## Stated goal
Would you quote the material below in full and unchanged?

## Collected material
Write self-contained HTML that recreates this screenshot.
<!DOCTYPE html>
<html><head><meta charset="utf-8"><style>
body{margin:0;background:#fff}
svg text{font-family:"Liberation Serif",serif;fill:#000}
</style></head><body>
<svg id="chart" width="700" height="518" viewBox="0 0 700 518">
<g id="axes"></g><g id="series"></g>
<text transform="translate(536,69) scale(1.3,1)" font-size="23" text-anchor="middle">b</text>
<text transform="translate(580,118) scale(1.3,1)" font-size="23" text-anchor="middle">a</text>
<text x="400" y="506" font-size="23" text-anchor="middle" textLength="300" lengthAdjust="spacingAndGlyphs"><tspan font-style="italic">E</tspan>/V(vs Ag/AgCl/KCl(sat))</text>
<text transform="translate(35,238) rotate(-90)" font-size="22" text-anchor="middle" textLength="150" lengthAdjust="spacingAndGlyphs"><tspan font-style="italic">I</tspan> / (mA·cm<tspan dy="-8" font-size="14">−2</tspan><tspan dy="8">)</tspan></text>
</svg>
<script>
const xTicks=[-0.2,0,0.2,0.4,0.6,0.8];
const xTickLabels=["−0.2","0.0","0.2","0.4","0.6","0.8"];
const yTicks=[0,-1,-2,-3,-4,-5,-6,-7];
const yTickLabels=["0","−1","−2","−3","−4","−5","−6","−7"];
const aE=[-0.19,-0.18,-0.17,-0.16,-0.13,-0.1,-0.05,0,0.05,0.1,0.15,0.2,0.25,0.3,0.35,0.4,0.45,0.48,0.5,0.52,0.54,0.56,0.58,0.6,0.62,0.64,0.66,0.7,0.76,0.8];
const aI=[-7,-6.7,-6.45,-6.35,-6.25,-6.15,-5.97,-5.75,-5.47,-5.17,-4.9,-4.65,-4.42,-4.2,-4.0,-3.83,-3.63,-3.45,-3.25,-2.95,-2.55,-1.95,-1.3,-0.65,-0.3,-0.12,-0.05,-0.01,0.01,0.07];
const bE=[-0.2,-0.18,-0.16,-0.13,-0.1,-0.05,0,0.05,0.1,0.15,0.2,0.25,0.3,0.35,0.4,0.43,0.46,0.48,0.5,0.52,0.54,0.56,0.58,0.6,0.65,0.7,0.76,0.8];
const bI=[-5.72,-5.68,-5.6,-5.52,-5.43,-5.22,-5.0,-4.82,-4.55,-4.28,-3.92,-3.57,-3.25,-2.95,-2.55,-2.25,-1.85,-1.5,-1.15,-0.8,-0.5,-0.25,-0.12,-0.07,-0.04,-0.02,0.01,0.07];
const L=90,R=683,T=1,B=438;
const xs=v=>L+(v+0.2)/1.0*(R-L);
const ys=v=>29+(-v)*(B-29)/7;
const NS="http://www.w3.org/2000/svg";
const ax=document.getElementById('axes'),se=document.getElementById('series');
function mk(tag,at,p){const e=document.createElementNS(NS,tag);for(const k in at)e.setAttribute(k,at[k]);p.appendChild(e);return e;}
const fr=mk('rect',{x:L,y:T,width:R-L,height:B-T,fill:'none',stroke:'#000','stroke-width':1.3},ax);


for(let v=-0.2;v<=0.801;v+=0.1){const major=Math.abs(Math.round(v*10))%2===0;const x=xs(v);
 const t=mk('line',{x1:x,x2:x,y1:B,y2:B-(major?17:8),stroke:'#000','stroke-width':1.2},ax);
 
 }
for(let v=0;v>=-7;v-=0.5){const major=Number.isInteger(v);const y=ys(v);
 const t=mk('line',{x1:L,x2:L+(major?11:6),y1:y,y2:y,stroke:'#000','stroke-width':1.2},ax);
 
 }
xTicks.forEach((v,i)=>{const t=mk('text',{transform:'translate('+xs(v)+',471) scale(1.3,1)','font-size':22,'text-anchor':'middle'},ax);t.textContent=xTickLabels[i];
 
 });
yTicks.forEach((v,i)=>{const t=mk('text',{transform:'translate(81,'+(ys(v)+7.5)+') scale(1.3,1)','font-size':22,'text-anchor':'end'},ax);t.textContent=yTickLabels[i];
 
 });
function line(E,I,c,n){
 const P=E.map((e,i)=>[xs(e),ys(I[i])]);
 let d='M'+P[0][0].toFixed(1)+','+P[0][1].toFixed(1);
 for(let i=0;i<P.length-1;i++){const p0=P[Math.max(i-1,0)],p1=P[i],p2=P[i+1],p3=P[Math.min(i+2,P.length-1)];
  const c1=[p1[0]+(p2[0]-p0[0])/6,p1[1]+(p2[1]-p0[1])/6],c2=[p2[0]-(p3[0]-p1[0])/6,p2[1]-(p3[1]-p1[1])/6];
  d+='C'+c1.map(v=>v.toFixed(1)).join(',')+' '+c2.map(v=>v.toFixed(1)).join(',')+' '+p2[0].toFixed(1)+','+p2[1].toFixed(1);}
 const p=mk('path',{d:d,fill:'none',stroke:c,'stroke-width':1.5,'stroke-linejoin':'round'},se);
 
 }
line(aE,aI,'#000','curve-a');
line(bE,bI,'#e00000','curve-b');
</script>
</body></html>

## Answer to this problem
Write self-contained HTML that recreates this screenshot.
<!DOCTYPE html>
<html><head><meta charset="utf-8"><style>
body{margin:0;background:#fff}
svg text{font-family:"Liberation Serif",serif;fill:#000}
</style></head><body>
<svg id="chart" width="700" height="518" viewBox="0 0 700 518">
<g id="axes"></g><g id="series"></g>
<text transform="translate(536,69) scale(1.3,1)" font-size="23" text-anchor="middle">b</text>
<text transform="translate(580,118) scale(1.3,1)" font-size="23" text-anchor="middle">a</text>
<text x="400" y="506" font-size="23" text-anchor="middle" textLength="300" lengthAdjust="spacingAndGlyphs"><tspan font-style="italic">E</tspan>/V(vs Ag/AgCl/KCl(sat))</text>
<text transform="translate(35,238) rotate(-90)" font-size="22" text-anchor="middle" textLength="150" lengthAdjust="spacingAndGlyphs"><tspan font-style="italic">I</tspan> / (mA·cm<tspan dy="-8" font-size="14">−2</tspan><tspan dy="8">)</tspan></text>
</svg>
<script>
const xTicks=[-0.2,0,0.2,0.4,0.6,0.8];
const xTickLabels=["−0.2","0.0","0.2","0.4","0.6","0.8"];
const yTicks=[0,-1,-2,-3,-4,-5,-6,-7];
const yTickLabels=["0","−1","−2","−3","−4","−5","−6","−7"];
const aE=[-0.19,-0.18,-0.17,-0.16,-0.13,-0.1,-0.05,0,0.05,0.1,0.15,0.2,0.25,0.3,0.35,0.4,0.45,0.48,0.5,0.52,0.54,0.56,0.58,0.6,0.62,0.64,0.66,0.7,0.76,0.8];
const aI=[-7,-6.7,-6.45,-6.35,-6.25,-6.15,-5.97,-5.75,-5.47,-5.17,-4.9,-4.65,-4.42,-4.2,-4.0,-3.83,-3.63,-3.45,-3.25,-2.95,-2.55,-1.95,-1.3,-0.65,-0.3,-0.12,-0.05,-0.01,0.01,0.07];
const bE=[-0.2,-0.18,-0.16,-0.13,-0.1,-0.05,0,0.05,0.1,0.15,0.2,0.25,0.3,0.35,0.4,0.43,0.46,0.48,0.5,0.52,0.54,0.56,0.58,0.6,0.65,0.7,0.76,0.8];
const bI=[-5.72,-5.68,-5.6,-5.52,-5.43,-5.22,-5.0,-4.82,-4.55,-4.28,-3.92,-3.57,-3.25,-2.95,-2.55,-2.25,-1.85,-1.5,-1.15,-0.8,-0.5,-0.25,-0.12,-0.07,-0.04,-0.02,0.01,0.07];
const L=90,R=683,T=1,B=438;
const xs=v=>L+(v+0.2)/1.0*(R-L);
const ys=v=>29+(-v)*(B-29)/7;
const NS="http://www.w3.org/2000/svg";
const ax=document.getElementById('axes'),se=document.getElementById('series');
function mk(tag,at,p){const e=document.createElementNS(NS,tag);for(const k in at)e.setAttribute(k,at[k]);p.appendChild(e);return e;}
const fr=mk('rect',{x:L,y:T,width:R-L,height:B-T,fill:'none',stroke:'#000','stroke-width':1.3},ax);


for(let v=-0.2;v<=0.801;v+=0.1){const major=Math.abs(Math.round(v*10))%2===0;const x=xs(v);
 const t=mk('line',{x1:x,x2:x,y1:B,y2:B-(major?17:8),stroke:'#000','stroke-width':1.2},ax);
 
 }
for(let v=0;v>=-7;v-=0.5){const major=Number.isInteger(v);const y=ys(v);
 const t=mk('line',{x1:L,x2:L+(major?11:6),y1:y,y2:y,stroke:'#000','stroke-width':1.2},ax);
 
 }
xTicks.forEach((v,i)=>{const t=mk('text',{transform:'translate('+xs(v)+',471) scale(1.3,1)','font-size':22,'text-anchor':'middle'},ax);t.textContent=xTickLabels[i];
 
 });
yTicks.forEach((v,i)=>{const t=mk('text',{transform:'translate(81,'+(ys(v)+7.5)+') scale(1.3,1)','font-size':22,'text-anchor':'end'},ax);t.textContent=yTickLabels[i];
 
 });
function line(E,I,c,n){
 const P=E.map((e,i)=>[xs(e),ys(I[i])]);
 let d='M'+P[0][0].toFixed(1)+','+P[0][1].toFixed(1);
 for(let i=0;i<P.length-1;i++){const p0=P[Math.max(i-1,0)],p1=P[i],p2=P[i+1],p3=P[Math.min(i+2,P.length-1)];
  const c1=[p1[0]+(p2[0]-p0[0])/6,p1[1]+(p2[1]-p0[1])/6],c2=[p2[0]-(p3[0]-p1[0])/6,p2[1]-(p3[1]-p1[1])/6];
  d+='C'+c1.map(v=>v.toFixed(1)).join(',')+' '+c2.map(v=>v.toFixed(1)).join(',')+' '+p2[0].toFixed(1)+','+p2[1].toFixed(1);}
 const p=mk('path',{d:d,fill:'none',stroke:c,'stroke-width':1.5,'stroke-linejoin':'round'},se);
 
 }
line(aE,aI,'#000','curve-a');
line(bE,bI,'#e00000','curve-b');
</script>
</body></html>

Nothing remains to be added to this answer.